What Other Countries Do Differently

Globally, civic education is increasingly active, local, and problem-based:

  • Finland’s curriculum includes phenomenon-based learning, where students research local issues like air quality or transport and propose solutions.

  • Germany’s Jugend debattiert (Youth Debates) programmetrains students to debate real policy questions, judged on clarity and evidence rather than rhetoric.

  • US service-learning models require students to complete community projects — from voter registration drives to neighbourhood clean-ups — linked to classroom lessons.

These approaches shift civic learning from passive memorisation to active problem-solving.

Why This Matters

When young people practice democracy before they vote:

  1. They learn agency: Seeing that ideas can lead to real change.

  2. They gain civic skills: Negotiating, debating, listening, researching.

  3. They build trust: Understanding how governance works — and why it sometimes fails — makes cynicism less automatic.

This isn’t about turning every student into a politician. It’s about building informed citizens who can participate, question, and collaborate.

How India Can Move from Textbooks to Toolkits

  1. School Policy Labs: Where students identify a real community issue — waste, water, road safety — and design solutions to present to local councils.

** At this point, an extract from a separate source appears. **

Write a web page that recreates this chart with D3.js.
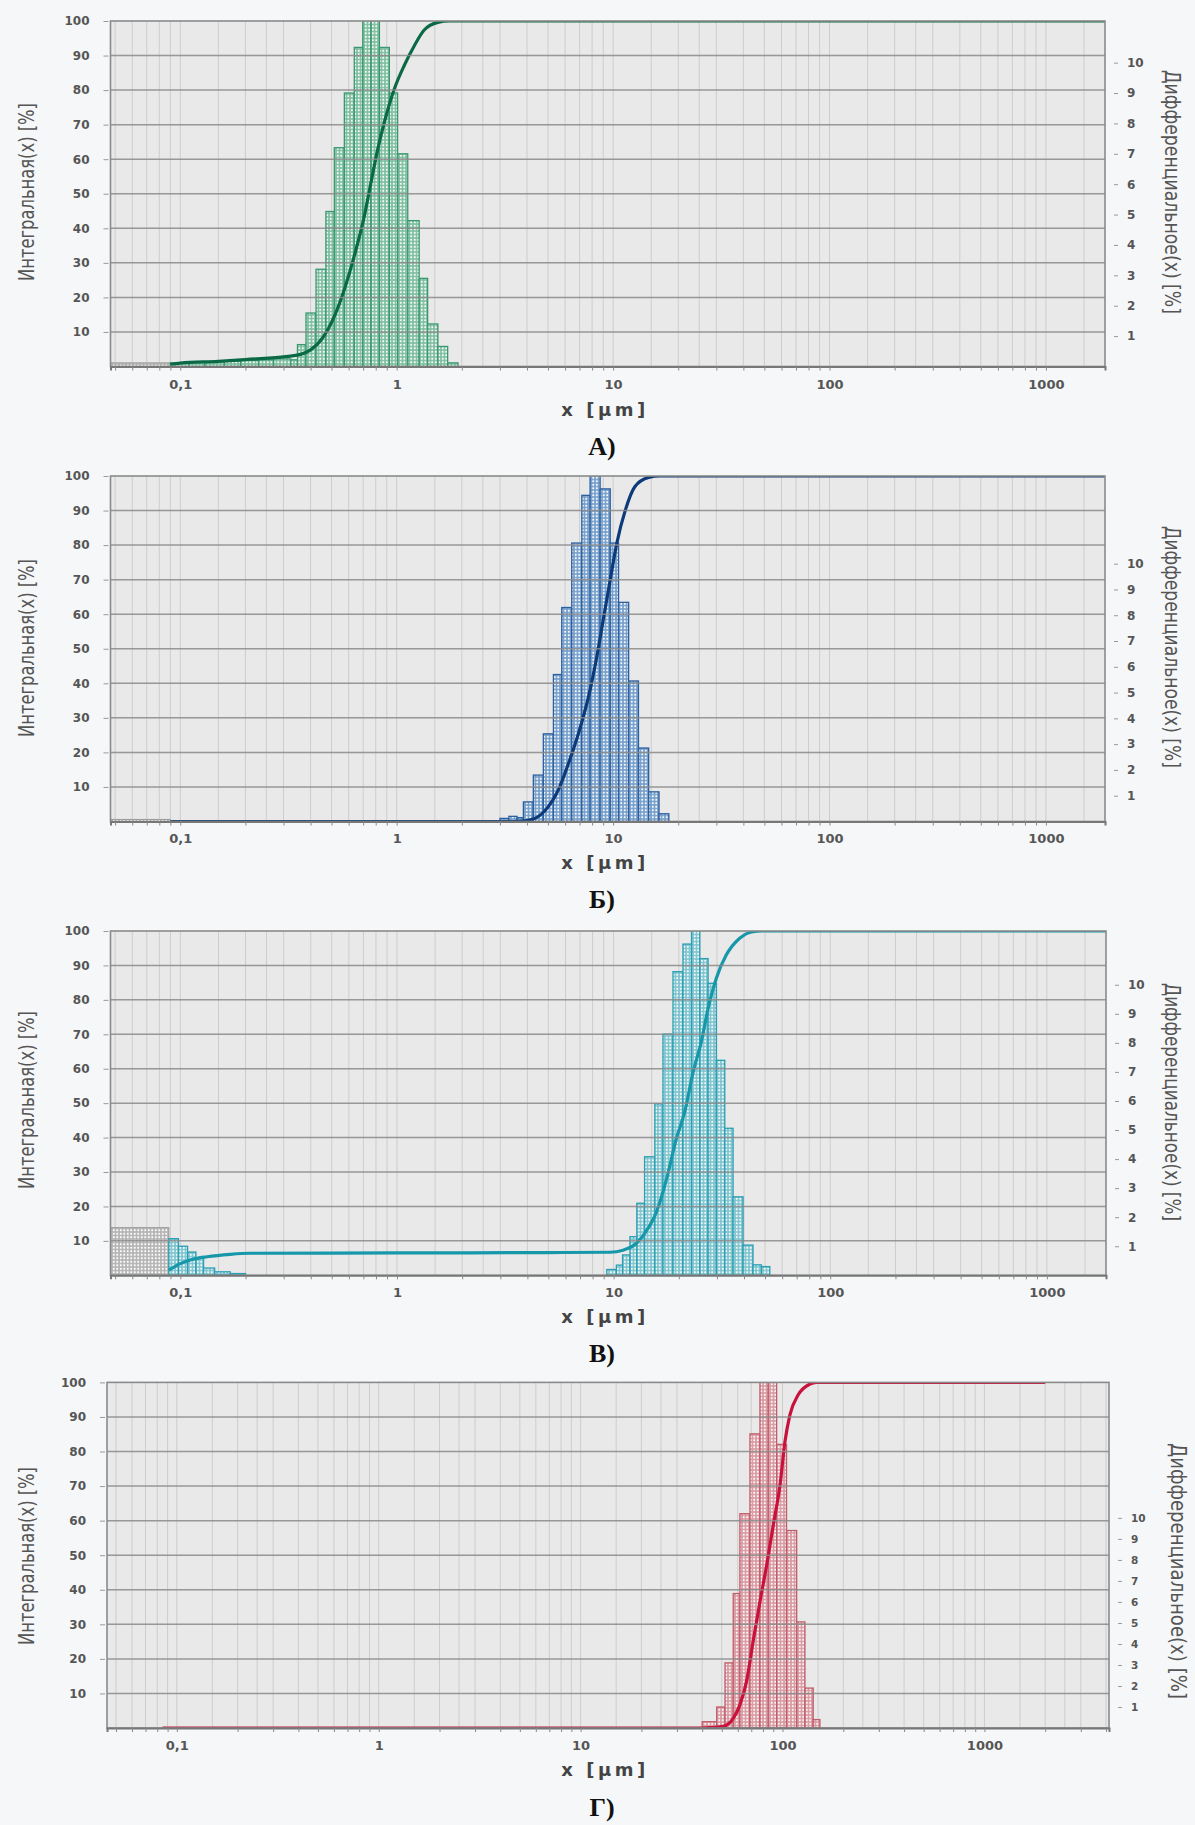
<!DOCTYPE html>
<html>
<head>
<meta charset="utf-8">
<script src="https://cdn.jsdelivr.net/npm/d3@7"></script>
<style>
  body { margin: 0; background: #f5f7f8; }
  svg text { font-family: "DejaVu Sans", Verdana, sans-serif; }
</style>
</head>
<body>
<div id="chart"></div>
<script>
// ---------- data ----------
const panelLetters = ["А)", "Б)", "В)", "Г)"];
const xTickValues = [0.1, 1, 10, 100, 1000];
const xTickLabels = ["0,1", "1", "10", "100", "1000"];
const leftTickValues = [10, 20, 30, 40, 50, 60, 70, 80, 90, 100];
const rightTickValues = [1, 2, 3, 4, 5, 6, 7, 8, 9, 10];
const rightMax = [11.37, 13.4, 11.85, 16.45];
const xDomains = [[0.0476, 1875], [0.0476, 1875], [0.0476, 1875], [0.0451, 4140]];

// А) differential (right axis, %)
const greyEdgesA = [0.0476, 0.09];
const greyValuesA = [0.12];
const binEdgesA = [0.09, 0.11, 0.13, 0.16, 0.19, 0.23, 0.27, 0.324, 0.348, 0.381, 0.424, 0.471, 0.515,
  0.573, 0.637, 0.697, 0.761, 0.832, 0.925, 1.01, 1.125, 1.27, 1.39, 1.55, 1.72, 1.92];
const binValuesA = [0.12, 0.14, 0.16, 0.18, 0.2, 0.22, 0.25, 0.22, 0.72, 1.76, 3.2, 5.1, 7.2, 9.0,
  10.5, 11.6, 11.6, 10.5, 9.0, 7.0, 4.8, 2.9, 1.4, 0.66, 0.12];
// А) cumulative (left axis, %)
const cumSizesA = [0.09, 0.1, 0.15, 0.2, 0.3, 0.36, 0.4, 0.46, 0.515, 0.573, 0.637, 0.709, 0.761,
  0.818, 0.877, 0.976, 1.085, 1.21, 1.34, 1.55, 1.75, 1875];
const cumValuesA = [0.6, 1.0, 1.5, 2.0, 2.8, 3.5, 4.8, 8.7, 14.5, 22.3, 32, 43.6, 53.3,
  63, 70.7, 80.4, 87.2, 93, 97.4, 99.6, 100, 100];

// Б)
const greyEdgesB = [0.0476, 0.09];
const greyValuesB = [0.08];
const binEdgesB = [3.0, 3.3, 3.6, 3.85, 4.28, 4.76, 5.30, 5.79, 6.44, 7.17, 7.83, 8.71, 9.70,
  10.6, 11.8, 13.1, 14.6, 16.3, 18.1];
const binValuesB = [0.12, 0.2, 0.15, 0.76, 1.8, 3.4, 5.7, 8.3, 10.8, 12.65, 13.6, 12.9, 10.8,
  8.5, 5.45, 2.85, 1.15, 0.3];
const cumSizesB = [0.09, 3.5, 3.78, 4.35, 5.02, 5.58, 6.22, 6.92, 7.69, 8.41, 9.0, 9.7, 10.4,
  11.4, 12.6, 14.6, 16.5, 1875];
const cumValuesB = [0, 0, 0.1, 0.9, 4.3, 9.1, 16.8, 25.5, 36, 47.7, 58.3, 70, 80.5,
  90.2, 96.9, 99.6, 100, 100];

// В)
const greyEdgesC = [0.0476, 0.0885];
const greyValuesC = [1.64];
const binEdgesC = [0.0885, 0.098, 0.108, 0.118, 0.128, 0.144, 0.17, 0.2, 9.3, 10.3, 11.0, 11.9,
  12.8, 13.9, 15.5, 16.9, 18.8, 20.9, 22.9, 25.0, 27.3, 29.8, 32.6, 35.6, 39.6, 44.0, 48.1, 52.6];
const binValuesC = [1.26, 1.0, 0.8, 0.6, 0.25, 0.12, 0.06, 0, 0.2, 0.35, 0.7, 1.33,
  2.48, 4.08, 5.9, 8.3, 10.45, 11.4, 12.0, 10.9, 10.05, 7.4, 5.06, 2.7, 1.04, 0.36, 0.3];
const cumSizesC = [0.0885, 0.1, 0.113, 0.133, 0.17, 0.21, 1, 5, 9.6, 11.05, 12.75, 14.1, 15.8,
  17.6, 19.5, 21.3, 23.3, 25.4, 27.3, 29.8, 33.1, 38.2, 44.0, 48, 1875];
const cumValuesC = [1.5, 3.4, 4.6, 5.4, 6.1, 6.4, 6.5, 6.6, 6.7, 7.3, 9.3, 12.7, 18.5,
  28.2, 39.8, 47.5, 59.1, 67.8, 77.5, 86.3, 93, 97.9, 99.8, 100, 100];

// Г)
const greyEdgesD = [];
const greyValuesD = [];
const binEdgesD = [40, 47.2, 51.9, 57.0, 61.5, 69.0, 77.3, 85.0, 93.5, 104.7, 117.5, 129.1, 141.9, 153.2];
const binValuesD = [0.3, 1.0, 3.1, 6.4, 10.2, 14.0, 16.8, 16.8, 13.5, 9.4, 5.05, 1.9, 0.4];
const cumSizesD = [0.085, 40, 43.6, 50.9, 57, 61.5, 66.3, 71.5, 77.3, 83.5, 90, 97.2, 102.8,
  108.8, 119.6, 136.5, 147, 2000];
const cumValuesD = [0, 0, 0.1, 0.5, 2.8, 6.7, 13.4, 25, 36.5, 47.2, 58.7, 70.3, 82.8,
  90.6, 96.4, 99.5, 100, 100];

// ---------- layout and styles ----------
const layout = [
  { left: 110.5, right: 1105, top: 21, bottom: 366.5, tickY: 384, xTitleY: 410, letterY: 446,
    leftTitleY: 192, rightTitleY: 192, rightTitleX: 1173, rightFont: 12, rightTitleLen: 244 },
  { left: 110.5, right: 1105, top: 476, bottom: 821.5, tickY: 838, xTitleY: 863, letterY: 899,
    leftTitleY: 648, rightTitleY: 647, rightTitleX: 1173, rightFont: 12, rightTitleLen: 242 },
  { left: 110.5, right: 1106, top: 931, bottom: 1275.3, tickY: 1292, xTitleY: 1317, letterY: 1353,
    leftTitleY: 1100, rightTitleY: 1102, rightTitleX: 1173, rightFont: 12, rightTitleLen: 238 },
  { left: 107, right: 1109, top: 1382.4, bottom: 1728, tickY: 1745, xTitleY: 1770, letterY: 1807,
    leftTitleY: 1556, rightTitleY: 1571, rightTitleX: 1179, rightFont: 10.5, rightTitleLen: 256 }
];
const styles = [
  { curve: "#0b6a46", stroke: "#3a9870", fill: "#74ba98" },
  { curve: "#0d3b7a", stroke: "#2c5f9e", fill: "#6a97c8" },
  { curve: "#1697aa", stroke: "#2a9fb3", fill: "#74c0cd" },
  { curve: "#c8123c", stroke: "#be5e6a", fill: "#d8929b" }
];

const series = [
  { greyEdges: greyEdgesA, greyValues: greyValuesA, edges: binEdgesA, values: binValuesA, cumX: cumSizesA, cumY: cumValuesA },
  { greyEdges: greyEdgesB, greyValues: greyValuesB, edges: binEdgesB, values: binValuesB, cumX: cumSizesB, cumY: cumValuesB },
  { greyEdges: greyEdgesC, greyValues: greyValuesC, edges: binEdgesC, values: binValuesC, cumX: cumSizesC, cumY: cumValuesC },
  { greyEdges: greyEdgesD, greyValues: greyValuesD, edges: binEdgesD, values: binValuesD, cumX: cumSizesD, cumY: cumValuesD }
];

const svg = d3.select("#chart").append("svg")
  .attr("width", 1195)
  .attr("height", 1825);
const defs = svg.append("defs");

// stipple pattern for the histogram bars
function makePattern(id, base) {
  const p = defs.append("pattern")
    .attr("id", id)
    .attr("width", 3.5).attr("height", 3.5)
    .attr("patternUnits", "userSpaceOnUse");
  p.append("rect").attr("width", 3.5).attr("height", 3.5).attr("fill", base);
  p.append("circle").attr("cx", 1.75).attr("cy", 1.75).attr("r", 1.05).attr("fill", "#ffffff");
}
makePattern("dots-grey", "#b4b4b4");
styles.forEach((s, i) => makePattern("dots-" + i, s.fill));

function toBins(edges, values) {
  return values.map((v, j) => ({ x0: edges[j], x1: edges[j + 1], v: v })).filter(d => d.v > 0);
}

function tickLabel(d) {
  const k = xTickValues.findIndex(v => Math.abs(v - d) / v < 1e-6);
  return k >= 0 ? xTickLabels[k] : "";
}

layout.forEach((p, i) => {
  const st = styles[i];
  const s = series[i];
  const g = svg.append("g");

  const x = d3.scaleLog().domain(xDomains[i]).range([p.left, p.right]);
  const yL = d3.scaleLinear().domain([0, 100]).range([p.bottom, p.top]);
  const yR = d3.scaleLinear().domain([0, rightMax[i]]).range([p.bottom, p.top]);

  defs.append("clipPath").attr("id", "clip" + i)
    .append("rect")
    .attr("x", p.left).attr("y", p.top)
    .attr("width", p.right - p.left).attr("height", p.bottom - p.top);

  // plot background
  g.append("rect")
    .attr("x", p.left).attr("y", p.top)
    .attr("width", p.right - p.left).attr("height", p.bottom - p.top)
    .attr("fill", "#e9e9e9");

  // vertical log grid
  const minor = x.ticks();
  const lead = d => Math.round(d / Math.pow(10, Math.floor(Math.log10(d) + 1e-9)));
  const extra = minor.filter(d => lead(d) === 1 || lead(d) === 2)
    .map(d => d * (lead(d) === 1 ? 1.5 : 1.25));
  g.append("g").selectAll("line")
    .data(minor.concat(extra).filter(d => d > xDomains[i][0] && d < xDomains[i][1]))
    .join("line")
    .attr("x1", d => x(d)).attr("x2", d => x(d))
    .attr("y1", p.top).attr("y2", p.bottom)
    .attr("stroke", "#cdcdcd")
    .attr("stroke-width", 1);

  const plot = g.append("g").attr("clip-path", "url(#clip" + i + ")");

  // fines bars (grey)
  plot.append("g").selectAll("rect")
    .data(toBins(s.greyEdges, s.greyValues))
    .join("rect")
    .attr("x", d => x(d.x0))
    .attr("y", d => yR(d.v))
    .attr("width", d => x(d.x1) - x(d.x0))
    .attr("height", d => yR(0) - yR(d.v))
    .attr("fill", "url(#dots-grey)")
    .attr("stroke", "#9a9a9a")
    .attr("stroke-width", 1);

  // differential bars
  plot.append("g").selectAll("rect")
    .data(toBins(s.edges, s.values))
    .join("rect")
    .attr("x", d => x(d.x0))
    .attr("y", d => yR(d.v))
    .attr("width", d => x(d.x1) - x(d.x0))
    .attr("height", d => yR(0) - yR(d.v))
    .attr("fill", "url(#dots-" + i + ")")
    .attr("fill-opacity", 0.9)
    .attr("stroke", st.stroke)
    .attr("stroke-width", 1.3);

  // horizontal grid (drawn over the bars, as in the original)
  g.append("g").selectAll("line")
    .data(leftTickValues.slice(0, -1))
    .join("line")
    .attr("x1", p.left).attr("x2", p.right)
    .attr("y1", d => yL(d)).attr("y2", d => yL(d))
    .attr("stroke", "#8a8a8a")
    .attr("stroke-opacity", 0.85)
    .attr("stroke-width", 1.5);

  // cumulative curve
  const line = d3.line()
    .x(d => x(d[0]))
    .y(d => yL(d[1]))
    .curve(d3.curveMonotoneX);
  plot.append("path")
    .datum(d3.zip(s.cumX, s.cumY))
    .attr("d", line)
    .attr("fill", "none")
    .attr("stroke", st.curve)
    .attr("stroke-width", 3.2)
    .attr("stroke-linejoin", "round");

  // frame
  g.append("rect")
    .attr("x", p.left).attr("y", p.top)
    .attr("width", p.right - p.left).attr("height", p.bottom - p.top)
    .attr("fill", "none")
    .attr("stroke", "#8a8a8a")
    .attr("stroke-width", 1.6);

  // bottom axis
  const xAxis = g.append("g")
    .attr("transform", "translate(0," + p.bottom + ")")
    .call(d3.axisBottom(x).tickValues(minor).tickFormat(tickLabel).tickSize(4).tickPadding(7));
  xAxis.select(".domain").attr("stroke", "#777").attr("stroke-width", 2);
  xAxis.selectAll(".tick line").attr("stroke", "#888");
  xAxis.selectAll(".tick text")
    .attr("y", p.tickY - p.bottom).attr("dy", "0.35em")
    .attr("fill", "#555").attr("font-size", 13).attr("font-weight", "bold");

  // left axis
  const lAxis = g.append("g")
    .attr("transform", "translate(" + (p.left - 2) + ",0)")
    .call(d3.axisLeft(yL).tickValues(leftTickValues).tickSize(5).tickPadding(14));
  lAxis.select(".domain").remove();
  lAxis.selectAll(".tick line").attr("stroke", "#999");
  lAxis.selectAll(".tick text")
    .attr("fill", "#555").attr("font-size", 12).attr("font-weight", "bold");

  // right axis
  const rAxis = g.append("g")
    .attr("transform", "translate(" + (p.right + 9) + ",0)")
    .call(d3.axisRight(yR).tickValues(rightTickValues).tickSize(4).tickPadding(9));
  rAxis.select(".domain").remove();
  rAxis.selectAll(".tick line").attr("stroke", "#999");
  rAxis.selectAll(".tick text")
    .attr("fill", "#555").attr("font-size", p.rightFont).attr("font-weight", "bold");

  // axis titles
  const narrow = '"Liberation Sans Narrow", "Arial Narrow", "DejaVu Sans Condensed", sans-serif';
  g.append("text")
    .attr("transform", "translate(26," + p.leftTitleY + ") rotate(-90)")
    .attr("text-anchor", "middle").attr("dy", "0.35em")
    .style("font-family", narrow)
    .attr("font-size", 22).attr("fill", "#555")
    .attr("textLength", 178).attr("lengthAdjust", "spacingAndGlyphs")
    .text("Интегральная(x) [%]");
  g.append("text")
    .attr("transform", "translate(" + p.rightTitleX + "," + p.rightTitleY + ") rotate(90)")
    .attr("text-anchor", "middle").attr("dy", "0.35em")
    .style("font-family", narrow)
    .attr("font-size", 22).attr("fill", "#555")
    .attr("textLength", p.rightTitleLen).attr("lengthAdjust", "spacingAndGlyphs")
    .text("Дифференциальное(x) [%]");

  g.append("text")
    .attr("x", 605).attr("y", p.xTitleY).attr("dy", "0.35em")
    .attr("text-anchor", "middle")
    .attr("font-size", 18).attr("font-weight", "bold").attr("fill", "#444")
    .attr("letter-spacing", 3.5)
    .text("x [µm]");

  g.append("text")
    .attr("x", 602).attr("y", p.letterY).attr("dy", "0.35em")
    .attr("text-anchor", "middle")
    .style("font-family", '"Liberation Serif", "Times New Roman", serif')
    .attr("font-size", 26).attr("font-weight", "bold").attr("fill", "#111")
    .text(panelLetters[i]);
});
</script>
</body>
</html>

  2. Civic Internships: Partner students with panchayats, municipal offices, or NGOs so they see governance up close, not just through civics books.

  3. Debate & Deliberation: Structured debates on real local or national policy issues, judged on research and argument quality.

  4. Citizen Assemblies for Youth: Simulate local planning forums where students allocate mock budgets or draft resolutions.

  5. Mandatory Local Exposure: Require every student to attend at least one ward meeting, Gram Sabha, or community hearing before graduation.

Beyond Exams, Toward Citizenship

If civic education ends at rote learning, democracy risks staying paper-thin. But when students practice questioning, proposing, and collaborating, they learn what citizenship feels like — messy, imperfect, but real.

True democracy isn’t just about knowing your rights. It’s about having the tools, confidence, and habits to exercise them — long before, and long after, election day.

In the end, textbooks are vital. But to truly prepare young citizens, India must give them toolkits too.